-- STATED TASK --
Print exactly those lines that run from the beginning of the data to the line bearing "Desigualdades en Salud</text>", inclusive.

-- SUPPLIED MATERIAL --
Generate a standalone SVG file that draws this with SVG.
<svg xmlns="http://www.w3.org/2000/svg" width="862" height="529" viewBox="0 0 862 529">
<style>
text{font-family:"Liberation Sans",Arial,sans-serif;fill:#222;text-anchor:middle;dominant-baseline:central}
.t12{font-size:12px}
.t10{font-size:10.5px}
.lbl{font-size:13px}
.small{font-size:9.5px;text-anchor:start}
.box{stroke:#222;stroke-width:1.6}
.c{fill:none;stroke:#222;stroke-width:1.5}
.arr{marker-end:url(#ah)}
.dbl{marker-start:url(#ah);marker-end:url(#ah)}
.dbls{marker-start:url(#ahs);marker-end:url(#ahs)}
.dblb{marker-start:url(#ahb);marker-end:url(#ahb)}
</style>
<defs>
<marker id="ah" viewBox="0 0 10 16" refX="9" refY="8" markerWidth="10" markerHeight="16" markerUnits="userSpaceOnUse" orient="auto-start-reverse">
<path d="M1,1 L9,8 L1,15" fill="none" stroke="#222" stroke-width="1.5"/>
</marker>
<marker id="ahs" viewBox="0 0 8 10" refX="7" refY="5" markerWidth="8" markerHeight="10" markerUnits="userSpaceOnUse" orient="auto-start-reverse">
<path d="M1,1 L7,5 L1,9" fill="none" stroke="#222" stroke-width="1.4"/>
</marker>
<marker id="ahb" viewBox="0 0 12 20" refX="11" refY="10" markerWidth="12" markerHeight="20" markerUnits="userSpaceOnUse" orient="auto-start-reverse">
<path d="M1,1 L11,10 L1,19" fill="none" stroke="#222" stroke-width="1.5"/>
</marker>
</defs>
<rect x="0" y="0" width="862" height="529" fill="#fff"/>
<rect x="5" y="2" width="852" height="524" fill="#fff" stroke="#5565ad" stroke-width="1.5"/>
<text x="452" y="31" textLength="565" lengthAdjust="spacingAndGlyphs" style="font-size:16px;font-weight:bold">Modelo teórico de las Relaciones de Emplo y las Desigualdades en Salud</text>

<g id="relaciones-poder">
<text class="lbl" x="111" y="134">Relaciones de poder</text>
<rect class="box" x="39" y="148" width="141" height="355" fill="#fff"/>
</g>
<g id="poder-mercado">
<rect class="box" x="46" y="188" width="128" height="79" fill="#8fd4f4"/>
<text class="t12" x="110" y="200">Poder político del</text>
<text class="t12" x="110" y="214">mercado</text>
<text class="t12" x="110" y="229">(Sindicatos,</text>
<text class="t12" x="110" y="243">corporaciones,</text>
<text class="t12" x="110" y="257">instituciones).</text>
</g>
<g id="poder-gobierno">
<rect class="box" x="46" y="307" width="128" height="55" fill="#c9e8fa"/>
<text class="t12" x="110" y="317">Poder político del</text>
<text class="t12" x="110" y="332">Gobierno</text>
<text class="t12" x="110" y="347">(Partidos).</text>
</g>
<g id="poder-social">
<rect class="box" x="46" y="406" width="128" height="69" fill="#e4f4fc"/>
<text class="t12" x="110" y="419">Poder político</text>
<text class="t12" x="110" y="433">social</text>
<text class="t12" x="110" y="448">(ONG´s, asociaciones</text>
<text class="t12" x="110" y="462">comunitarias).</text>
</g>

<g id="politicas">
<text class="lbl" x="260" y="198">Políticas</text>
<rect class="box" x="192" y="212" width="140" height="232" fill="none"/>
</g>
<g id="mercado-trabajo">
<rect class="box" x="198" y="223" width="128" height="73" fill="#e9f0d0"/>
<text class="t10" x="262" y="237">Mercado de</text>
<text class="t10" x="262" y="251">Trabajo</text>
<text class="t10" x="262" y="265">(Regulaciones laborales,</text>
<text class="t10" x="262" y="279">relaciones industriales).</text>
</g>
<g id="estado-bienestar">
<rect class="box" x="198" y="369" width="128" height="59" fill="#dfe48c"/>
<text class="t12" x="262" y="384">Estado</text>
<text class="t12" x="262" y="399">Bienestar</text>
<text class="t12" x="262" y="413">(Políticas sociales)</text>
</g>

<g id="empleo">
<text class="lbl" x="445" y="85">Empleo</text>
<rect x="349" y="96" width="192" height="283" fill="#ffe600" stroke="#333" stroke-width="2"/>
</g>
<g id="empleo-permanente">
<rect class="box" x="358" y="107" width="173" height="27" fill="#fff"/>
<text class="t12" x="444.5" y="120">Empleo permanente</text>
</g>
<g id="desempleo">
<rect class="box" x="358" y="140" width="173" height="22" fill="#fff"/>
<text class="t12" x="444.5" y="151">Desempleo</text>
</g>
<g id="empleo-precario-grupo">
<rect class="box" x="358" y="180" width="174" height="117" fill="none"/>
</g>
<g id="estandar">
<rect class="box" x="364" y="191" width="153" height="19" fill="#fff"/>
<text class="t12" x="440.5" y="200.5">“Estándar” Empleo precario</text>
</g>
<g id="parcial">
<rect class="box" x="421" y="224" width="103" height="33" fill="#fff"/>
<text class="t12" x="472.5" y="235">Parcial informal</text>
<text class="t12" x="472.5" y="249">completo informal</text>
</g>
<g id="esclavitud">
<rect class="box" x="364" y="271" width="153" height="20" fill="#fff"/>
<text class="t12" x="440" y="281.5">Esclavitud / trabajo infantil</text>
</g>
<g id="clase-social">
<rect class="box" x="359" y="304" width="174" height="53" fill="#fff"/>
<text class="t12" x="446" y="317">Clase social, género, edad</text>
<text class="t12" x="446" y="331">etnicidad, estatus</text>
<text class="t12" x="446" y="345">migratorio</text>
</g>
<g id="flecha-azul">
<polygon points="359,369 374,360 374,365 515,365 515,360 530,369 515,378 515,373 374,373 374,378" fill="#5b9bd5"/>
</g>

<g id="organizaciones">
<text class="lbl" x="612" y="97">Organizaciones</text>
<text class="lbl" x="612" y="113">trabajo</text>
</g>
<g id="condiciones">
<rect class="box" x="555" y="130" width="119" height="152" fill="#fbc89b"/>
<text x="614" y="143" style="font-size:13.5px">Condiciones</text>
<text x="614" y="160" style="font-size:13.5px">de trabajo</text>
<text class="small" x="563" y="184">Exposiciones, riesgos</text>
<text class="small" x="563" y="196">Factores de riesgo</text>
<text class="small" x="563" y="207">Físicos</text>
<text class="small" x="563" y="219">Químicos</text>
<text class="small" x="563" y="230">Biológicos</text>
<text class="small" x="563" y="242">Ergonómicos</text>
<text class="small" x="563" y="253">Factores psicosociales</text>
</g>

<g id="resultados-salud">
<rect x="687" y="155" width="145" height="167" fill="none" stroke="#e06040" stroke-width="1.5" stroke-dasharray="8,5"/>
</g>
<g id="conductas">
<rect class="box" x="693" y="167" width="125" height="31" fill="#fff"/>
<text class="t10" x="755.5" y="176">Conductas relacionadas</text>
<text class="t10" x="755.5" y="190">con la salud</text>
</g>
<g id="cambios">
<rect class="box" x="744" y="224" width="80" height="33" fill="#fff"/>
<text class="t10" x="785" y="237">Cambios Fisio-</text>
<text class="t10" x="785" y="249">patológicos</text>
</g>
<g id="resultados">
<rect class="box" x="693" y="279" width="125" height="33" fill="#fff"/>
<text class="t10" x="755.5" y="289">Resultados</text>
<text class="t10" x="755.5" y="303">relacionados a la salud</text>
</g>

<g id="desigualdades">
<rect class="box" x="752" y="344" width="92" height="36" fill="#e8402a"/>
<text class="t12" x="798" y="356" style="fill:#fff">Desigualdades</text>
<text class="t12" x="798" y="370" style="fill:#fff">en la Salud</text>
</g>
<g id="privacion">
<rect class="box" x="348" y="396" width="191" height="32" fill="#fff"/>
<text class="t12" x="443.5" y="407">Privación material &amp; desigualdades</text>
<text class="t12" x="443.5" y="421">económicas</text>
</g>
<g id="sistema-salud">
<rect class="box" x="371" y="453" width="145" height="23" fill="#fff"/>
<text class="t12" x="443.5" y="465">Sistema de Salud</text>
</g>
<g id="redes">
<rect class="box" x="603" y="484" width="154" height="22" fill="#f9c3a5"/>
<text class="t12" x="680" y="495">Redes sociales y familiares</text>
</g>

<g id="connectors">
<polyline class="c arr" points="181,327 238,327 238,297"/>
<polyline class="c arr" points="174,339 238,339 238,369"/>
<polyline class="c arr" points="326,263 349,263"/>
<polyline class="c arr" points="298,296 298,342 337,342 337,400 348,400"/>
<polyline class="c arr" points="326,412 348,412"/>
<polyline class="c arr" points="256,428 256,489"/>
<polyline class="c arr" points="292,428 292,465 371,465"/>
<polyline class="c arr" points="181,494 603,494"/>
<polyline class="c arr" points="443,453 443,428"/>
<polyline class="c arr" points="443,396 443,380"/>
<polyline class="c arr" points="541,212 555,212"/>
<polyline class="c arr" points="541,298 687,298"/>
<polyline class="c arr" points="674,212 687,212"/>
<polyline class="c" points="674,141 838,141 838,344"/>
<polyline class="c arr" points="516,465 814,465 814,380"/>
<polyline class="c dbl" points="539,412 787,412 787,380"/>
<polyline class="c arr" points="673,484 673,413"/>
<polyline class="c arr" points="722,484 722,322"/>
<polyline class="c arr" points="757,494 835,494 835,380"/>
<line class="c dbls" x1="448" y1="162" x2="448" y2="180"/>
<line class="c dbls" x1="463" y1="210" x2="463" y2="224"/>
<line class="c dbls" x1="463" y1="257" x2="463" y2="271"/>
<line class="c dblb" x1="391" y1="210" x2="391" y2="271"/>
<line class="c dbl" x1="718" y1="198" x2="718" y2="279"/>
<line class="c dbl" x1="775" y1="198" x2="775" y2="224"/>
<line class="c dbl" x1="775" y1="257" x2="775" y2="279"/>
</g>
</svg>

-- RESPONSE TO THIS TASK --
Generate a standalone SVG file that draws this with SVG.
<svg xmlns="http://www.w3.org/2000/svg" width="862" height="529" viewBox="0 0 862 529">
<style>
text{font-family:"Liberation Sans",Arial,sans-serif;fill:#222;text-anchor:middle;dominant-baseline:central}
.t12{font-size:12px}
.t10{font-size:10.5px}
.lbl{font-size:13px}
.small{font-size:9.5px;text-anchor:start}
.box{stroke:#222;stroke-width:1.6}
.c{fill:none;stroke:#222;stroke-width:1.5}
.arr{marker-end:url(#ah)}
.dbl{marker-start:url(#ah);marker-end:url(#ah)}
.dbls{marker-start:url(#ahs);marker-end:url(#ahs)}
.dblb{marker-start:url(#ahb);marker-end:url(#ahb)}
</style>
<defs>
<marker id="ah" viewBox="0 0 10 16" refX="9" refY="8" markerWidth="10" markerHeight="16" markerUnits="userSpaceOnUse" orient="auto-start-reverse">
<path d="M1,1 L9,8 L1,15" fill="none" stroke="#222" stroke-width="1.5"/>
</marker>
<marker id="ahs" viewBox="0 0 8 10" refX="7" refY="5" markerWidth="8" markerHeight="10" markerUnits="userSpaceOnUse" orient="auto-start-reverse">
<path d="M1,1 L7,5 L1,9" fill="none" stroke="#222" stroke-width="1.4"/>
</marker>
<marker id="ahb" viewBox="0 0 12 20" refX="11" refY="10" markerWidth="12" markerHeight="20" markerUnits="userSpaceOnUse" orient="auto-start-reverse">
<path d="M1,1 L11,10 L1,19" fill="none" stroke="#222" stroke-width="1.5"/>
</marker>
</defs>
<rect x="0" y="0" width="862" height="529" fill="#fff"/>
<rect x="5" y="2" width="852" height="524" fill="#fff" stroke="#5565ad" stroke-width="1.5"/>
<text x="452" y="31" textLength="565" lengthAdjust="spacingAndGlyphs" style="font-size:16px;font-weight:bold">Modelo teórico de las Relaciones de Emplo y las Desigualdades en Salud</text>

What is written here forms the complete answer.